:: What is being asked ::
Print the listing as it stands, omitting all images.
--- Start ---
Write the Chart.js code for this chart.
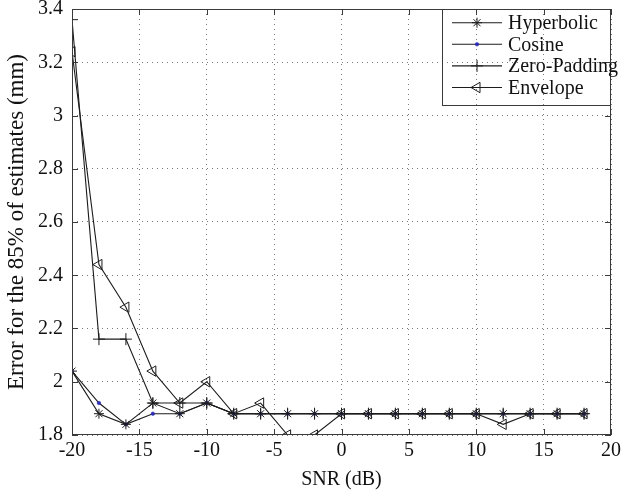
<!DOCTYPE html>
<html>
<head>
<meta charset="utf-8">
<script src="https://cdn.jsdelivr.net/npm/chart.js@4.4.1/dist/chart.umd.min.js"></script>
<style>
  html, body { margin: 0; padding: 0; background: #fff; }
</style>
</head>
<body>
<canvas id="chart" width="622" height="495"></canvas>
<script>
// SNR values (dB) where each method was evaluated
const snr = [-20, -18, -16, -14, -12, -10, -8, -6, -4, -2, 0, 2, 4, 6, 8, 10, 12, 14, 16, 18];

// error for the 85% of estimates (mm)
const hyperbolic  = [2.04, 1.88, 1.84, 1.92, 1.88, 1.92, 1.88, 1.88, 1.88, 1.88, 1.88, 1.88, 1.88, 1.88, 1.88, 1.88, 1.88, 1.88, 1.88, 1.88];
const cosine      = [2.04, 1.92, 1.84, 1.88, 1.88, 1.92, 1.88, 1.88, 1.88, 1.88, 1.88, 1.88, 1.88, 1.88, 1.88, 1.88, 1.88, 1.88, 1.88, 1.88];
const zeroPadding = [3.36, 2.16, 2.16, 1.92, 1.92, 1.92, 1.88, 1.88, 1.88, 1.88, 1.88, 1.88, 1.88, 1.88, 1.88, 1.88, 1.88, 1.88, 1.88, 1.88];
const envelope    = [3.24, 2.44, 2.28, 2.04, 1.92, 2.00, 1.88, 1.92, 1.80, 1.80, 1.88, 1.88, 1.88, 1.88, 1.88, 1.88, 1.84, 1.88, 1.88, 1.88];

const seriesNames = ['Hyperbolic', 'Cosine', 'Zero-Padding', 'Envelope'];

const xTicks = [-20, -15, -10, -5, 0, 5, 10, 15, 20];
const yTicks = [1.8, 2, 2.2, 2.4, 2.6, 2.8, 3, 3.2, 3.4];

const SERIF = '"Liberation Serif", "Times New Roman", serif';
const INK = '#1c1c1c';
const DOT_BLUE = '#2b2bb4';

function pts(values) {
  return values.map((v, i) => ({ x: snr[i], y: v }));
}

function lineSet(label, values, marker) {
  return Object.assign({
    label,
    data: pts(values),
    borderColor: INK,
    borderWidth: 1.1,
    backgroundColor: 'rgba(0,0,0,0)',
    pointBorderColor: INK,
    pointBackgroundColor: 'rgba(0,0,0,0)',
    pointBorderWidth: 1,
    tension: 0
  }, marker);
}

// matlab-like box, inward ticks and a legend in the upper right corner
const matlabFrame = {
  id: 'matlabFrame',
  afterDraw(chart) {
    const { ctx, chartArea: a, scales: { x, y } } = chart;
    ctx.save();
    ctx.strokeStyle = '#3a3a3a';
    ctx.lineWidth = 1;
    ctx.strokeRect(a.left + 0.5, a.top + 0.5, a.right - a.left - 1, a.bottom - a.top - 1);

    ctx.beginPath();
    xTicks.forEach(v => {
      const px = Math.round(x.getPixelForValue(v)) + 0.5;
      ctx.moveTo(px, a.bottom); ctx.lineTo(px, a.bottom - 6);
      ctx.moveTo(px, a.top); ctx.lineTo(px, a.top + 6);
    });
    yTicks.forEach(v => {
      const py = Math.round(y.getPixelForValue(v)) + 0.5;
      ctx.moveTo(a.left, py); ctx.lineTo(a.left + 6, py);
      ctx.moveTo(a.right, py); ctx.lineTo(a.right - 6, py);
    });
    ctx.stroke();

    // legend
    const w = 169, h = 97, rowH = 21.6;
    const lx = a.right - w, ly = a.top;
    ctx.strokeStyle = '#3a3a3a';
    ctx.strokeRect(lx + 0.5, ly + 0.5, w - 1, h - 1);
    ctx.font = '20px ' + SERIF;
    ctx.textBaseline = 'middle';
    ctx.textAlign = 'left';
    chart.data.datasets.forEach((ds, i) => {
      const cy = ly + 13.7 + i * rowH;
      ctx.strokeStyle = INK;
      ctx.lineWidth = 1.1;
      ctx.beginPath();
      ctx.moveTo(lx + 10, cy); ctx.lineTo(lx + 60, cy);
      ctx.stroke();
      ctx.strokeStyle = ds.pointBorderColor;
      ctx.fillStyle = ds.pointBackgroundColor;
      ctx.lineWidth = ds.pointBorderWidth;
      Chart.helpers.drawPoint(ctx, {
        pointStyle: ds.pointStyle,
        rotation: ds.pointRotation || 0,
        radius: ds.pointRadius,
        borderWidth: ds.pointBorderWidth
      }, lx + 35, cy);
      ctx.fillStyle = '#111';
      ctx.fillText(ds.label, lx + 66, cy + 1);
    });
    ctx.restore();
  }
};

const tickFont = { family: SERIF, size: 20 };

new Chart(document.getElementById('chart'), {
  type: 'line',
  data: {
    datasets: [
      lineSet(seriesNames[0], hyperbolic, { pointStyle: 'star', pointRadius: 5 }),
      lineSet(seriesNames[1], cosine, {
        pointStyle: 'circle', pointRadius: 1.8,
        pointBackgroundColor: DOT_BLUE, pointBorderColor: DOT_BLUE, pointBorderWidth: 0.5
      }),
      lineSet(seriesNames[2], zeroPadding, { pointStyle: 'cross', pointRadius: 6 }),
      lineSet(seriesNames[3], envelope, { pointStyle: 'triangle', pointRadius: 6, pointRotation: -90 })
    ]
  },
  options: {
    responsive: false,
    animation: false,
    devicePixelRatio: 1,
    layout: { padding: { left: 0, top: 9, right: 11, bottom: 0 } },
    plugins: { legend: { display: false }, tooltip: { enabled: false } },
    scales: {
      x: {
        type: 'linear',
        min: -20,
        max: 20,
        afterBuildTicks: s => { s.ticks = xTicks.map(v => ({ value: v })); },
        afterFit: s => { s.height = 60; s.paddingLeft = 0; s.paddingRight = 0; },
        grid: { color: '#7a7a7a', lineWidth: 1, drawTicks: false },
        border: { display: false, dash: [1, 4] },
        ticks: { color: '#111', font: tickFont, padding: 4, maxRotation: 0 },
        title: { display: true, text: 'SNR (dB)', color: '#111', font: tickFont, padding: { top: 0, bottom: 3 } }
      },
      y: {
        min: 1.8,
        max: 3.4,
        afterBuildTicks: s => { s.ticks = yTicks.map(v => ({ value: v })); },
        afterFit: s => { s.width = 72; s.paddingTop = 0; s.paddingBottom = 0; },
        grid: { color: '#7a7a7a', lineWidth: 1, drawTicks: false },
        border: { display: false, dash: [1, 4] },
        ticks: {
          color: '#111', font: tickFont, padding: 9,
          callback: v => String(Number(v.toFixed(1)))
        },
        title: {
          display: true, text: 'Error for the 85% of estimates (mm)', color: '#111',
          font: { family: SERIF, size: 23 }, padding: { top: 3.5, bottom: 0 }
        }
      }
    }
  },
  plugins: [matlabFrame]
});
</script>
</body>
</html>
--- End ---
:: Answer to this task ::
Write the Chart.js code for this chart.
<!DOCTYPE html>
<html>
<head>
<meta charset="utf-8">
<script src="https://cdn.jsdelivr.net/npm/chart.js@4.4.1/dist/chart.umd.min.js"></script>
<style>
  html, body { margin: 0; padding: 0; background: #fff; }
</style>
</head>
<body>
<canvas id="chart" width="622" height="495"></canvas>
<script>
// SNR values (dB) where each method was evaluated
const snr = [-20, -18, -16, -14, -12, -10, -8, -6, -4, -2, 0, 2, 4, 6, 8, 10, 12, 14, 16, 18];

// error for the 85% of estimates (mm)
const hyperbolic  = [2.04, 1.88, 1.84, 1.92, 1.88, 1.92, 1.88, 1.88, 1.88, 1.88, 1.88, 1.88, 1.88, 1.88, 1.88, 1.88, 1.88, 1.88, 1.88, 1.88];
const cosine      = [2.04, 1.92, 1.84, 1.88, 1.88, 1.92, 1.88, 1.88, 1.88, 1.88, 1.88, 1.88, 1.88, 1.88, 1.88, 1.88, 1.88, 1.88, 1.88, 1.88];
const zeroPadding = [3.36, 2.16, 2.16, 1.92, 1.92, 1.92, 1.88, 1.88, 1.88, 1.88, 1.88, 1.88, 1.88, 1.88, 1.88, 1.88, 1.88, 1.88, 1.88, 1.88];
const envelope    = [3.24, 2.44, 2.28, 2.04, 1.92, 2.00, 1.88, 1.92, 1.80, 1.80, 1.88, 1.88, 1.88, 1.88, 1.88, 1.88, 1.84, 1.88, 1.88, 1.88];

const seriesNames = ['Hyperbolic', 'Cosine', 'Zero-Padding', 'Envelope'];

const xTicks = [-20, -15, -10, -5, 0, 5, 10, 15, 20];
const yTicks = [1.8, 2, 2.2, 2.4, 2.6, 2.8, 3, 3.2, 3.4];

const SERIF = '"Liberation Serif", "Times New Roman", serif';
const INK = '#1c1c1c';
const DOT_BLUE = '#2b2bb4';

function pts(values) {
  return values.map((v, i) => ({ x: snr[i], y: v }));
}

function lineSet(label, values, marker) {
  return Object.assign({
    label,
    data: pts(values),
    borderColor: INK,
    borderWidth: 1.1,
    backgroundColor: 'rgba(0,0,0,0)',
    pointBorderColor: INK,
    pointBackgroundColor: 'rgba(0,0,0,0)',
    pointBorderWidth: 1,
    tension: 0
  }, marker);
}

// matlab-like box, inward ticks and a legend in the upper right corner
const matlabFrame = {
  id: 'matlabFrame',
  afterDraw(chart) {
    const { ctx, chartArea: a, scales: { x, y } } = chart;
    ctx.save();
    ctx.strokeStyle = '#3a3a3a';
    ctx.lineWidth = 1;
    ctx.strokeRect(a.left + 0.5, a.top + 0.5, a.right - a.left - 1, a.bottom - a.top - 1);

    ctx.beginPath();
    xTicks.forEach(v => {
      const px = Math.round(x.getPixelForValue(v)) + 0.5;
      ctx.moveTo(px, a.bottom); ctx.lineTo(px, a.bottom - 6);
      ctx.moveTo(px, a.top); ctx.lineTo(px, a.top + 6);
    });
    yTicks.forEach(v => {
      const py = Math.round(y.getPixelForValue(v)) + 0.5;
      ctx.moveTo(a.left, py); ctx.lineTo(a.left + 6, py);
      ctx.moveTo(a.right, py); ctx.lineTo(a.right - 6, py);
    });
    ctx.stroke();

    // legend
    const w = 169, h = 97, rowH = 21.6;
    const lx = a.right - w, ly = a.top;
    ctx.strokeStyle = '#3a3a3a';
    ctx.strokeRect(lx + 0.5, ly + 0.5, w - 1, h - 1);
    ctx.font = '20px ' + SERIF;
    ctx.textBaseline = 'middle';
    ctx.textAlign = 'left';
    chart.data.datasets.forEach((ds, i) => {
      const cy = ly + 13.7 + i * rowH;
      ctx.strokeStyle = INK;
      ctx.lineWidth = 1.1;
      ctx.beginPath();
      ctx.moveTo(lx + 10, cy); ctx.lineTo(lx + 60, cy);
      ctx.stroke();
      ctx.strokeStyle = ds.pointBorderColor;
      ctx.fillStyle = ds.pointBackgroundColor;
      ctx.lineWidth = ds.pointBorderWidth;
      Chart.helpers.drawPoint(ctx, {
        pointStyle: ds.pointStyle,
        rotation: ds.pointRotation || 0,
        radius: ds.pointRadius,
        borderWidth: ds.pointBorderWidth
      }, lx + 35, cy);
      ctx.fillStyle = '#111';
      ctx.fillText(ds.label, lx + 66, cy + 1);
    });
    ctx.restore();
  }
};

const tickFont = { family: SERIF, size: 20 };

new Chart(document.getElementById('chart'), {
  type: 'line',
  data: {
    datasets: [
      lineSet(seriesNames[0], hyperbolic, { pointStyle: 'star', pointRadius: 5 }),
      lineSet(seriesNames[1], cosine, {
        pointStyle: 'circle', pointRadius: 1.8,
        pointBackgroundColor: DOT_BLUE, pointBorderColor: DOT_BLUE, pointBorderWidth: 0.5
      }),
      lineSet(seriesNames[2], zeroPadding, { pointStyle: 'cross', pointRadius: 6 }),
      lineSet(seriesNames[3], envelope, { pointStyle: 'triangle', pointRadius: 6, pointRotation: -90 })
    ]
  },
  options: {
    responsive: false,
    animation: false,
    devicePixelRatio: 1,
    layout: { padding: { left: 0, top: 9, right: 11, bottom: 0 } },
    plugins: { legend: { display: false }, tooltip: { enabled: false } },
    scales: {
      x: {
        type: 'linear',
        min: -20,
        max: 20,
        afterBuildTicks: s => { s.ticks = xTicks.map(v => ({ value: v })); },
        afterFit: s => { s.height = 60; s.paddingLeft = 0; s.paddingRight = 0; },
        grid: { color: '#7a7a7a', lineWidth: 1, drawTicks: false },
        border: { display: false, dash: [1, 4] },
        ticks: { color: '#111', font: tickFont, padding: 4, maxRotation: 0 },
        title: { display: true, text: 'SNR (dB)', color: '#111', font: tickFont, padding: { top: 0, bottom: 3 } }
      },
      y: {
        min: 1.8,
        max: 3.4,
        afterBuildTicks: s => { s.ticks = yTicks.map(v => ({ value: v })); },
        afterFit: s => { s.width = 72; s.paddingTop = 0; s.paddingBottom = 0; },
        grid: { color: '#7a7a7a', lineWidth: 1, drawTicks: false },
        border: { display: false, dash: [1, 4] },
        ticks: {
          color: '#111', font: tickFont, padding: 9,
          callback: v => String(Number(v.toFixed(1)))
        },
        title: {
          display: true, text: 'Error for the 85% of estimates (mm)', color: '#111',
          font: { family: SERIF, size: 23 }, padding: { top: 3.5, bottom: 0 }
        }
      }
    }
  },
  plugins: [matlabFrame]
});
</script>
</body>
</html>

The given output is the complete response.